REQUIRED WORK:
From the entries below, copy every line holding the word "with".

THE RECORDS:
------

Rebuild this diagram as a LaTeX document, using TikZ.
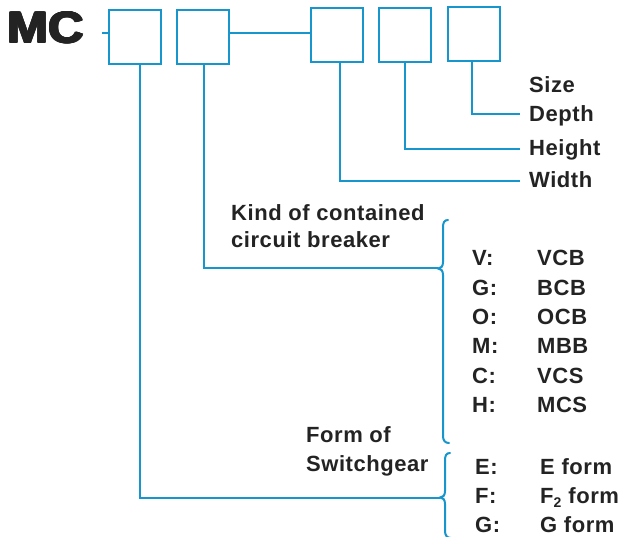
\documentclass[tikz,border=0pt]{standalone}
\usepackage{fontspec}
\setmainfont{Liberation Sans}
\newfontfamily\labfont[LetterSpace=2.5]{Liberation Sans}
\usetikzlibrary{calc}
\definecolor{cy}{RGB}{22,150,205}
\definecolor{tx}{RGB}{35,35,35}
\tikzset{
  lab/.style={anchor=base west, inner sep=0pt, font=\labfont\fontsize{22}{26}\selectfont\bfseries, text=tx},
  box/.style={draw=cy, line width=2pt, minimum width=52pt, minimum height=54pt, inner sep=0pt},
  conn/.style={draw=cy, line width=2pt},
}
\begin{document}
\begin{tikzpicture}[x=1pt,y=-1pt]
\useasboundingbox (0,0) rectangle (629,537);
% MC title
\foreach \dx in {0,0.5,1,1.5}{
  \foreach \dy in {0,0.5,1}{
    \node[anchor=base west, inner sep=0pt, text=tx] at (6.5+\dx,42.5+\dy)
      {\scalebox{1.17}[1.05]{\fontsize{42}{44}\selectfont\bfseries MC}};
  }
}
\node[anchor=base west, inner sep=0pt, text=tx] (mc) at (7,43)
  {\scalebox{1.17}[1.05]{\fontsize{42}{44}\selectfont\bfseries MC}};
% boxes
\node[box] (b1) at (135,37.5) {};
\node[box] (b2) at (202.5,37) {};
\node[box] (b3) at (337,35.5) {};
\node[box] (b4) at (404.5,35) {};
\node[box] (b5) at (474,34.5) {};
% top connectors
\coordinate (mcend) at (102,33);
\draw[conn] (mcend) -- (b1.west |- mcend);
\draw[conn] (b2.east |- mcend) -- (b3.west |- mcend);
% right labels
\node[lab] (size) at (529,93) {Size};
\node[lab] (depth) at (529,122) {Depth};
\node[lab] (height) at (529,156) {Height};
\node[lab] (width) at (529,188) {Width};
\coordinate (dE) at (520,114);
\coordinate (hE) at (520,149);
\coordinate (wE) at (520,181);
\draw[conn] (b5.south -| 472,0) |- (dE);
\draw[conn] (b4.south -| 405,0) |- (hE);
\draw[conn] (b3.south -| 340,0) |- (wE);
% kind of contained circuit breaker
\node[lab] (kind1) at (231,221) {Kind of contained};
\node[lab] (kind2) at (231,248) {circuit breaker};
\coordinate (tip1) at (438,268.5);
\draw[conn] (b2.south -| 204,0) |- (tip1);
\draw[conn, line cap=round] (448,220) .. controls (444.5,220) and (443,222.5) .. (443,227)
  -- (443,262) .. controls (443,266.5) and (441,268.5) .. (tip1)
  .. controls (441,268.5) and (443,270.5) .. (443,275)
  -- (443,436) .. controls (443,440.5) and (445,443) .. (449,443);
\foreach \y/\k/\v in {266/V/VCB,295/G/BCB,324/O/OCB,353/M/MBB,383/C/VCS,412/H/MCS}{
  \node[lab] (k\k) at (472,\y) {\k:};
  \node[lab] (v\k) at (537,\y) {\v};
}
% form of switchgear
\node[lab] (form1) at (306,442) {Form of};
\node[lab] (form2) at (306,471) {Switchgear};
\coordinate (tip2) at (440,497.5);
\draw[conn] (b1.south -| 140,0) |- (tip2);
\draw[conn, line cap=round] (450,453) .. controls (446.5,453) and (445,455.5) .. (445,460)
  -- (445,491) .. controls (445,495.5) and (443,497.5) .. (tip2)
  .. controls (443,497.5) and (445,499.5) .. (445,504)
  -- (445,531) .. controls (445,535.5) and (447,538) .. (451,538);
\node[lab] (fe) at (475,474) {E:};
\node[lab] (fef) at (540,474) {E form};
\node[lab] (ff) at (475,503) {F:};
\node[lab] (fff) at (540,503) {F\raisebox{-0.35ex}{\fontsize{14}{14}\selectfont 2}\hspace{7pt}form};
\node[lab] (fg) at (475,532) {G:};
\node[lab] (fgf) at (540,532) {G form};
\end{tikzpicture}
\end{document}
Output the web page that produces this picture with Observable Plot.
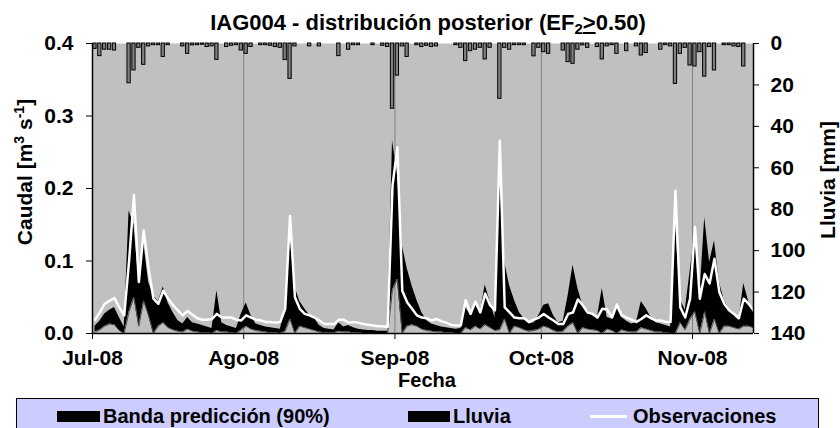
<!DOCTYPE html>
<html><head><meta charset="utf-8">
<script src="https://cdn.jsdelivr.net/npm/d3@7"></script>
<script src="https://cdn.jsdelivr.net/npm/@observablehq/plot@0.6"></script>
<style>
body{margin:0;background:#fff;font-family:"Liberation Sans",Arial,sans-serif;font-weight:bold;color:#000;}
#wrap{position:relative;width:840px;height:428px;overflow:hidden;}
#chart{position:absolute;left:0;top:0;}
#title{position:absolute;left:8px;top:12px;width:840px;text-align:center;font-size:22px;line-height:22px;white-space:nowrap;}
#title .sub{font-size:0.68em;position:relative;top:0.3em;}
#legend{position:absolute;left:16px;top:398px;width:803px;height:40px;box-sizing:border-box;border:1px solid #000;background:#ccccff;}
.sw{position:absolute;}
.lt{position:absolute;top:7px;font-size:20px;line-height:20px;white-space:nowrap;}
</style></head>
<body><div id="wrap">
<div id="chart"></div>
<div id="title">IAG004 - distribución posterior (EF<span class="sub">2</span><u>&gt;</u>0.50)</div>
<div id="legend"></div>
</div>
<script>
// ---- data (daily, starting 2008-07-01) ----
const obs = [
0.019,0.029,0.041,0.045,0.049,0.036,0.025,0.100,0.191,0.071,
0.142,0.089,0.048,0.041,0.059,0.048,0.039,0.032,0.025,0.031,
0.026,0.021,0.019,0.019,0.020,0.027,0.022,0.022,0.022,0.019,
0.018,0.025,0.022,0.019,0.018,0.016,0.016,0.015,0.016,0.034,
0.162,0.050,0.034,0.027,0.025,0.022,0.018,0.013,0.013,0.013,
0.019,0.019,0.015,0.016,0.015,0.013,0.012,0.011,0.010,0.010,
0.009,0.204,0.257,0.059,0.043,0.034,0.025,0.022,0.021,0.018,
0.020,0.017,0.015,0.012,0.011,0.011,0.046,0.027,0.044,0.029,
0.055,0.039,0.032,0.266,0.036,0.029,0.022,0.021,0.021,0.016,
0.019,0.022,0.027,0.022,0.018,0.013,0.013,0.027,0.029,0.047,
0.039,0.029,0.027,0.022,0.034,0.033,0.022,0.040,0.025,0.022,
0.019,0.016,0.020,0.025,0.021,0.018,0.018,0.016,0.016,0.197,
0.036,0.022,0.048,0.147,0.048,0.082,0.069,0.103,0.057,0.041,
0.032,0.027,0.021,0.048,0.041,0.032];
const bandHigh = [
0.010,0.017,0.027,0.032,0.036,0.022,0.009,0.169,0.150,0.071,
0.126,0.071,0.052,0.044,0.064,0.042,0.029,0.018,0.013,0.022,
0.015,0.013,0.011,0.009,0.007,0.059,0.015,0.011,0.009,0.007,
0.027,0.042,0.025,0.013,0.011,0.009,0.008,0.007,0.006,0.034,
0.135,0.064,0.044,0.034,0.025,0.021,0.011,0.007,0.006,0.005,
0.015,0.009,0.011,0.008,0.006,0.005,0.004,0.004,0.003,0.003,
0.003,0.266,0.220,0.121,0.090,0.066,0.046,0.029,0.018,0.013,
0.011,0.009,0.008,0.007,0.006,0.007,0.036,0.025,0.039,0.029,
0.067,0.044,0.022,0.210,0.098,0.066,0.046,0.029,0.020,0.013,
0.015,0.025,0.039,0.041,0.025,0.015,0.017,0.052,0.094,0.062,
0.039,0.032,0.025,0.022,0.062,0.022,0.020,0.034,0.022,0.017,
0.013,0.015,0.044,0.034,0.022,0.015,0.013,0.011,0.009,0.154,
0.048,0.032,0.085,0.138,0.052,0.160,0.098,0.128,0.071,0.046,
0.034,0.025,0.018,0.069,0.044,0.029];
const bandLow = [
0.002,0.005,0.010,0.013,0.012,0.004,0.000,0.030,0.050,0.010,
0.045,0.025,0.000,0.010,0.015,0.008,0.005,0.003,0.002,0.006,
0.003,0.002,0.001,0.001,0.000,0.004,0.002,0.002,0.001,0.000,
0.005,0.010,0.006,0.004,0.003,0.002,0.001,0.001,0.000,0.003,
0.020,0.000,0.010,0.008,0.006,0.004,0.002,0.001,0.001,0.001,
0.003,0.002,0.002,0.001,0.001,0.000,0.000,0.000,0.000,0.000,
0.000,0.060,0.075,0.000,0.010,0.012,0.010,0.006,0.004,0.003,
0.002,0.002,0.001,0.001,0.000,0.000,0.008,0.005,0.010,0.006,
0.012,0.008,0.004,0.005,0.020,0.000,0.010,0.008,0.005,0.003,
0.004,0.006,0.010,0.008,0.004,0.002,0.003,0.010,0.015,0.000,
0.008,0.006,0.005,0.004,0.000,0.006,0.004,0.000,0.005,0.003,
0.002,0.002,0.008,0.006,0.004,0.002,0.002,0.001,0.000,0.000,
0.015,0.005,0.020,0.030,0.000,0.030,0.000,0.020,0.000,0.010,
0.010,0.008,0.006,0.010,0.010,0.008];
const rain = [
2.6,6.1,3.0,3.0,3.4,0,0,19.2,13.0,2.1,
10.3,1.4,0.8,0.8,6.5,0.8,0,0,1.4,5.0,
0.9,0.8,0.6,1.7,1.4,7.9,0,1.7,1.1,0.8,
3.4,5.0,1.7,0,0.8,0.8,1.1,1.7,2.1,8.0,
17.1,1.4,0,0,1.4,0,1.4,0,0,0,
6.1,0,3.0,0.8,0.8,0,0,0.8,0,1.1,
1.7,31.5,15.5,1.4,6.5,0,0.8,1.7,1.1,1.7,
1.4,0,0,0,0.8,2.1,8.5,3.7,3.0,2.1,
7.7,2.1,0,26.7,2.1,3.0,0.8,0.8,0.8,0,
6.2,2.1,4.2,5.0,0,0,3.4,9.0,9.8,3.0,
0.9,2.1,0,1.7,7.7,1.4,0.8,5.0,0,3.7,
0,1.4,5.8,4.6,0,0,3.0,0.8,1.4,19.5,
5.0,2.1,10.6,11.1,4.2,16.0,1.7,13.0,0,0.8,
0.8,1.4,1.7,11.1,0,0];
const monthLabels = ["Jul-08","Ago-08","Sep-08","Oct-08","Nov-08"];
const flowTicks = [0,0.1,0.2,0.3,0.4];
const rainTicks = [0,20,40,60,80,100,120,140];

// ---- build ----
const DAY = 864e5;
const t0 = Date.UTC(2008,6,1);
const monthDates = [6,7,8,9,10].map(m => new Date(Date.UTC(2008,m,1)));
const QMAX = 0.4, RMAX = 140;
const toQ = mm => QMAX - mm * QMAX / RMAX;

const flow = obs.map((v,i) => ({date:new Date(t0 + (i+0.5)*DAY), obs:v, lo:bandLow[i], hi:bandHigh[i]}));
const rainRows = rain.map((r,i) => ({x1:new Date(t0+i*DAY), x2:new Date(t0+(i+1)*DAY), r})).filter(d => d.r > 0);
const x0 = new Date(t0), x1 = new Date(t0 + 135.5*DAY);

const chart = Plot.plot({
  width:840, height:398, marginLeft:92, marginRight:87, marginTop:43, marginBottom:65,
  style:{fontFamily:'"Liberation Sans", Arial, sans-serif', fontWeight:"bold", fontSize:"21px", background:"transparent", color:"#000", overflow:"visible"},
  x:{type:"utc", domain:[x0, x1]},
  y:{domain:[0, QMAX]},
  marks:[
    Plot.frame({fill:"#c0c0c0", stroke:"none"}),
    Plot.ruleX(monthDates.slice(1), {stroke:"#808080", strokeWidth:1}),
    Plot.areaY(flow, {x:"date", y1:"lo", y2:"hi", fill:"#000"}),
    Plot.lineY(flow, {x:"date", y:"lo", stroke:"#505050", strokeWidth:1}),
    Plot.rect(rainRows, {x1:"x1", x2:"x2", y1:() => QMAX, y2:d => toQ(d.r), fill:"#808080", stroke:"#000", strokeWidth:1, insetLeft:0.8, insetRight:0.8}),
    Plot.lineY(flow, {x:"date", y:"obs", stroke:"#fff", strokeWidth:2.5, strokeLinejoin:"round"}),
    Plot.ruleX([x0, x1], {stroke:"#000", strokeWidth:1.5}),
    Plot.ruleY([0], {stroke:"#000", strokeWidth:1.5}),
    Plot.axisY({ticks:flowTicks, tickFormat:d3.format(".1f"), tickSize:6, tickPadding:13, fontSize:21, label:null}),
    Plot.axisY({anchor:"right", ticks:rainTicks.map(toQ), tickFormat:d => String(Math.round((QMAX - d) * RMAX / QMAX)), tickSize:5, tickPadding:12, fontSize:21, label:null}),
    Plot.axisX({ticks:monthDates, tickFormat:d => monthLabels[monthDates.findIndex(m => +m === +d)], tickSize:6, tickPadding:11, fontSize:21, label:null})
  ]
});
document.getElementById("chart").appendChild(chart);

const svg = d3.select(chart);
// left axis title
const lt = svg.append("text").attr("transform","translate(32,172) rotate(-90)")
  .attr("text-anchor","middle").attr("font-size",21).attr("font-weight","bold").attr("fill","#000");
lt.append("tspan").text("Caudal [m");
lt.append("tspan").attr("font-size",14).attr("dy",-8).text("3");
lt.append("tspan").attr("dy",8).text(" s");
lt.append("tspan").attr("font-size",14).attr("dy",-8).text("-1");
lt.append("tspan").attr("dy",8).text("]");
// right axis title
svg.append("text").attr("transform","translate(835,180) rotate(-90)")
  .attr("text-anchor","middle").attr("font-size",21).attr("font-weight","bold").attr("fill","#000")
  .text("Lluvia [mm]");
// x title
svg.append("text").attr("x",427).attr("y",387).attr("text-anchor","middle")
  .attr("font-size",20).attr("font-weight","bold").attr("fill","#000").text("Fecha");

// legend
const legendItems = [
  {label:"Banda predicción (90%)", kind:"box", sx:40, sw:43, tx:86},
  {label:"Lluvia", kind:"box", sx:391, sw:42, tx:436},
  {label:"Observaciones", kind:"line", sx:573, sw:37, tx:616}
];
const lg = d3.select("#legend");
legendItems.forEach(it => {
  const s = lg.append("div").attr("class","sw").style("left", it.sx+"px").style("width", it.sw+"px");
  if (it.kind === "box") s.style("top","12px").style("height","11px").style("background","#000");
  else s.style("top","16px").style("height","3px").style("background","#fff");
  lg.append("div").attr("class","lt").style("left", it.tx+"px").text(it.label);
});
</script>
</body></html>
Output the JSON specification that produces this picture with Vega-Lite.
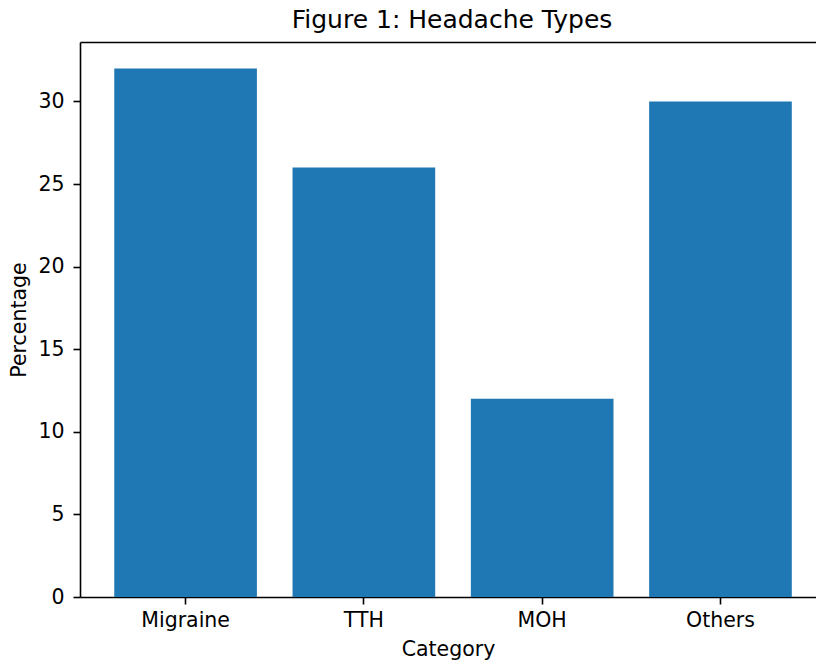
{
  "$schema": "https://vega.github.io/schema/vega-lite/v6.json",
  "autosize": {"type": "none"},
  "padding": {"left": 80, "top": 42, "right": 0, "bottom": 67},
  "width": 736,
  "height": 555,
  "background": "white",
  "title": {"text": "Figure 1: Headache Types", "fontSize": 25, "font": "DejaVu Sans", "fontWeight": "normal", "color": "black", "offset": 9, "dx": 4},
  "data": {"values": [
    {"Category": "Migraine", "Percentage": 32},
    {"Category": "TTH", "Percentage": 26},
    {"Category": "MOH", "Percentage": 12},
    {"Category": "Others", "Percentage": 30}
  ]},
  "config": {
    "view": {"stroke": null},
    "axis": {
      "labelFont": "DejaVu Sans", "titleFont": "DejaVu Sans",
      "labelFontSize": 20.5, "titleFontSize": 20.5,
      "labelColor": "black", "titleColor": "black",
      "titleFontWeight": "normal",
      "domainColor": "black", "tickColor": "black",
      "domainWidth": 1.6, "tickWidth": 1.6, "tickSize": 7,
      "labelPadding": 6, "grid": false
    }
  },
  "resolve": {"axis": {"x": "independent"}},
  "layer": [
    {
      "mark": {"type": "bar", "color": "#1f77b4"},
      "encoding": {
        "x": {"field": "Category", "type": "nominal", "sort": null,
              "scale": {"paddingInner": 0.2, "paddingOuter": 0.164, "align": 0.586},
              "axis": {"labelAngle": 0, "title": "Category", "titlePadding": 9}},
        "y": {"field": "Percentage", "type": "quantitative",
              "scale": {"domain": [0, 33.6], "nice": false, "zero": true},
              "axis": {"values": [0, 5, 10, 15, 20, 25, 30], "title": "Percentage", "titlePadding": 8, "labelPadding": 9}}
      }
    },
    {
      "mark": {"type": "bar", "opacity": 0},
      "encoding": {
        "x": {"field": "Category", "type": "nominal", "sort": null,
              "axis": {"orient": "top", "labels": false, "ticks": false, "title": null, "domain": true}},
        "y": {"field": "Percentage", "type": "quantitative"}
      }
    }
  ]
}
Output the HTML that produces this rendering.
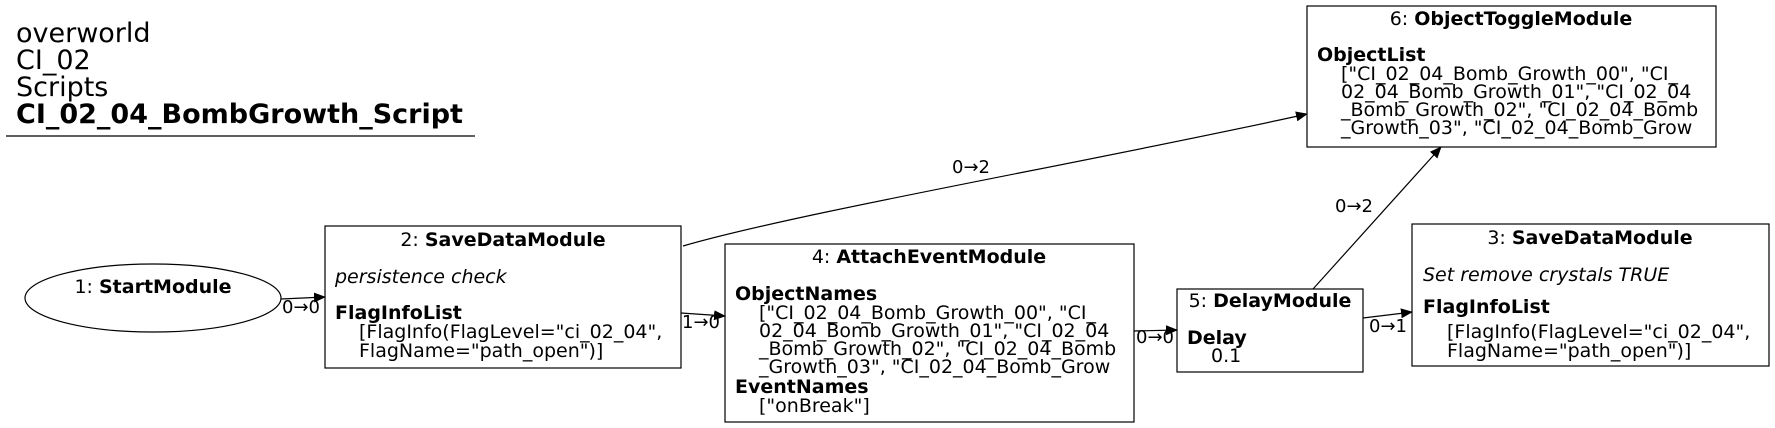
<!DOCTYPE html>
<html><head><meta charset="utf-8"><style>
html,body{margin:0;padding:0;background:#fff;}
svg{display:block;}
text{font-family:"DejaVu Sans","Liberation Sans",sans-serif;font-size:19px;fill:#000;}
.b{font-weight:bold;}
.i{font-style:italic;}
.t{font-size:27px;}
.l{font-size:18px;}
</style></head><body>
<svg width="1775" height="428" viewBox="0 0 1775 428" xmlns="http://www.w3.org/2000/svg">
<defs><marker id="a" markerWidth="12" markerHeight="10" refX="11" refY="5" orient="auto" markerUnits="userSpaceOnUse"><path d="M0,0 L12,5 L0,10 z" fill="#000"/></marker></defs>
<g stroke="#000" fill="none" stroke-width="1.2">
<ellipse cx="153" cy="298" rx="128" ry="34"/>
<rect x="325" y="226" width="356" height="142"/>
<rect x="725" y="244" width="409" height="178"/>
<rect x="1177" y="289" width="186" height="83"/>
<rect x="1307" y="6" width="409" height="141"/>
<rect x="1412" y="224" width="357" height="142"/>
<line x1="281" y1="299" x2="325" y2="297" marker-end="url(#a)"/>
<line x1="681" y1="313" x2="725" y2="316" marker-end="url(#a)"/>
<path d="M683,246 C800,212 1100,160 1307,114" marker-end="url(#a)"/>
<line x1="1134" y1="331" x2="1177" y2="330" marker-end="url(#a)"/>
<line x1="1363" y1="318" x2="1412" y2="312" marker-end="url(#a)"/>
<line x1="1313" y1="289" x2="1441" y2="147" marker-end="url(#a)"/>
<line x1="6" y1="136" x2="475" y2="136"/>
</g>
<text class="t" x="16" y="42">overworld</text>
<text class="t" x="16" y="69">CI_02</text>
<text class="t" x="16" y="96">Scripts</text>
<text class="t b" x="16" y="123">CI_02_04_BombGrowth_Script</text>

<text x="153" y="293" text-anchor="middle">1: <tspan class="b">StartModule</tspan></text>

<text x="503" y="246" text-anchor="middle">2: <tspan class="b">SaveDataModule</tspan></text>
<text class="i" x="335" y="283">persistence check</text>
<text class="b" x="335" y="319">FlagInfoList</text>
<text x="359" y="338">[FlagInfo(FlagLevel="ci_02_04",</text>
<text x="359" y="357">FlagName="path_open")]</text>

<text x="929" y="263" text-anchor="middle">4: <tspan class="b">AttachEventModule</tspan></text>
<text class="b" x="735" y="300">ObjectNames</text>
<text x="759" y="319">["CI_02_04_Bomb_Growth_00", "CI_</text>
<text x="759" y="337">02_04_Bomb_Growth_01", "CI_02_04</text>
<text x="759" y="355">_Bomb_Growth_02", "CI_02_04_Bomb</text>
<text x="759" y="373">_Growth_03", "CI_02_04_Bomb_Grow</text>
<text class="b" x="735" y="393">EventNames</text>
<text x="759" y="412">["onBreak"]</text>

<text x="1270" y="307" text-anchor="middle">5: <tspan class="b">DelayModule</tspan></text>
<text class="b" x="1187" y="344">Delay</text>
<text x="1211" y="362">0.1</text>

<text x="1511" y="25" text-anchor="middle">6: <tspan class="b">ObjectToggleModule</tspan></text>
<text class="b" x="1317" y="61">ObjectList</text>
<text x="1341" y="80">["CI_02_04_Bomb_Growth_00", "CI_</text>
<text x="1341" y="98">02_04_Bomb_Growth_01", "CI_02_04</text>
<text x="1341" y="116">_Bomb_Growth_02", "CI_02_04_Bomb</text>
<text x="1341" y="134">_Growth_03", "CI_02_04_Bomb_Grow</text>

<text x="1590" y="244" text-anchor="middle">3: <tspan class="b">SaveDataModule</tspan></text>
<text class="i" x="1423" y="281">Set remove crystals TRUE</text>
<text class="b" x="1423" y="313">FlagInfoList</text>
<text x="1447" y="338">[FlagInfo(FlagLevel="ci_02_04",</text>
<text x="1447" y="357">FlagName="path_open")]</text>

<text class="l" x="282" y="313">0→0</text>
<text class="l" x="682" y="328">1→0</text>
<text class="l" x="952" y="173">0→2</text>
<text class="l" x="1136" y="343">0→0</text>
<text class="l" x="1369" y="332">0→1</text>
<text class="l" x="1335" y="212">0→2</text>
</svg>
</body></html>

------

WRITTEN RESPONSE:
Output the web page that produces this picture with Observable Plot.
Output the JSON specification that produces this picture with Vega-Lite.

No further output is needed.